J'ai essayé de dire un jour ce qu'était le Parisien et quelle allure particulière il avait, soit dans la vie du monde, soit dans la vie publique. Je voudrais dire aujourd'hui à quoi on reconnait la Parisienne. Ce n'est pas chose aisée. Quand il s'agit de ces nuances délicates du caractère féminin, modifié à l'infini par les circonstances, il arrive que, contrairement à l'apophthegme de Boileau, on n'énonce pas facilement ce qu'on conçoit cependant très bien. Comme le Parisien, la Parisienne a presque toujours un don de tact et de mesure qui dissimule justement les angles de son caractère, comme son goût cache, en les harmonisant, les couleurs de ses toilettes.
Combien de fois n'avez-vous pas dit d'une Parisienne qu'elle était délicieusement attifée, sans pouvoir ajouter de quelle étoffe et de quel ton était son ajustement? Il est plus facile de dire à quoi se reconnaît la provinciale transplantée à Paris et y faisant florès. Voyez celle-ci qui fut belle en son temps et qui joue son rôlet à Paris. Elle est à la Comédie. Au bout d'un quart d'heure, tout le monde le sait. On ne voit pas ses diamants, elle les montre. On ne devine pas ses impressions, elle les crie tout haut. Elle formule d'un ton éclatant, l'éloge des acteurs, que Musset voyait passer dans le sourire d'une Parisienne discrète. Comme disait Mme de Staël, elle montre sa figure où elle l'a, c'est à dire qu'elle découvre sa gorge; mais elle la découvre trop. Sur l'escalier, elle hèle ses cavaliers, invite "son cher ministre" à souper, envoie "son cher général" chercher sa voiture. Voilà la provinciale, éternelle parvenue! La Parisienne a son avis, sa voiture, son général, son ministre, des diamants toujours, de la gorge quelquefois, mais elle, qu'on accuse d'être toujours en représentation, sait être parfois inaperçue, comme pour donner à qui la cherche la joie de la retrouver.
La pierre de touche de la Parisienne, et vous entendez bien que je parle aussi de la femme de province véritablement acclimatée, c'est l'aisance. Où qu'elle soit, la Parisienne n'est jamais gênée. C'est par là qu'on a pu dire qu'elle était comédienne consommée, mais comédienne de nature et d'instinct. Elle est, à ses heures, héroïque sans emphase; maîtresse de maison sans embarras, dévouée avec grâce, amoureuse sans mélodrame, vicieuse sans cynisme, ambitieuse sans tapage. Il lui arrive même d'être dévote sans ennui.
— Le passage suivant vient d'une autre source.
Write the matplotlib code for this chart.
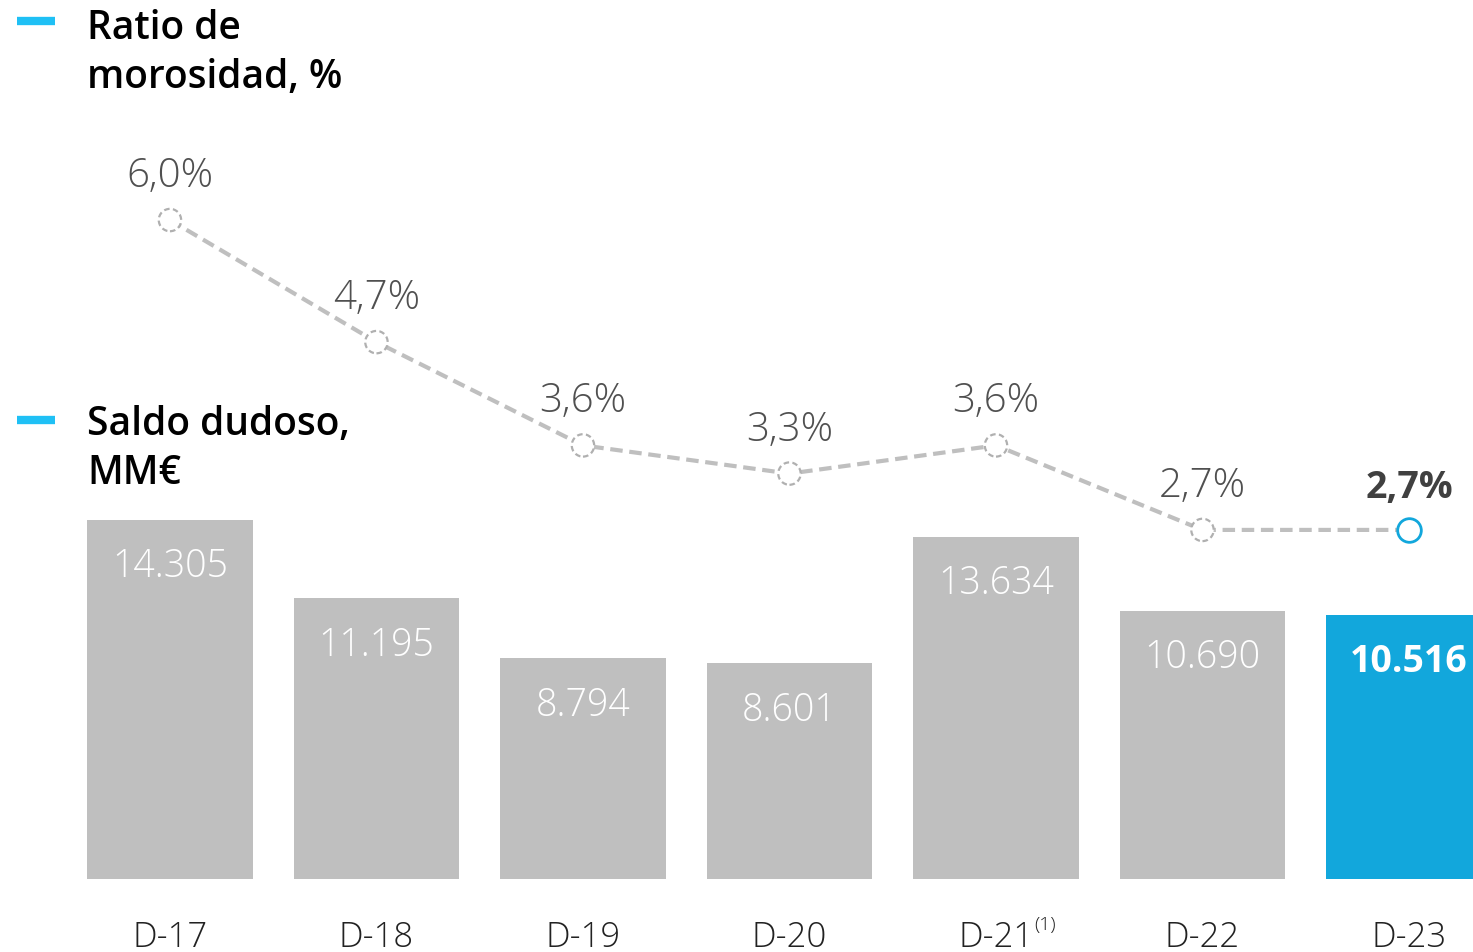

L'art des sous-entendus est le grand art de la Parisienne. Elle sait promettre sans rien dire et vous promettre sans rien jurer. Vous rencontrez Parisana vers quatre heures, en toilette simple, beaucoup trop près de la maison de l'homme qu'elle aime: elle vous sourit, et vous êtes discret. Une heure après, vous la revoyez sortant du salut à la Madeleine; elle vous sourit encore, et vous n'êtes pas étonné...
L. Gozlan a dit que la Parisienne était une maîtresse adorable, une amie sûre et une femme impossible. Maîtresse adorable, cela va de soi. Les femmes de province, plus gardées que les Parisiennes, prenant volontiers au tragique les choses de l'amour, se font toujours trop attendre. C'est à Paris qu'on plaît en huit jours à ces enchanteresses qu'on aime dix ans! Les passions, presque toujours, y commencent par des caprices. Amie sûre, cela est vrai encore. Que Voltaire avait raison quand il louait, comme le plus doux qui fût au monde, ce mot d'amie, si vague et si fort, qui peut survivre à la passion satisfaite! L'amitié de la Parisienne, quelle que soit son origine, et qu'on ait planté ou non ce fameux "clou d'or" dont parle Sainte-Beuve, est précieuse parce qu'elle est faite par le choix et non par l'habitude. Amitié sans jalousie, courageuse et délicate. Mais où L. Gozlan se trompe, à mon gré, c'est quand il dit que la Parisienne est une femme "impossible". Vieux paradoxe qui sent la province!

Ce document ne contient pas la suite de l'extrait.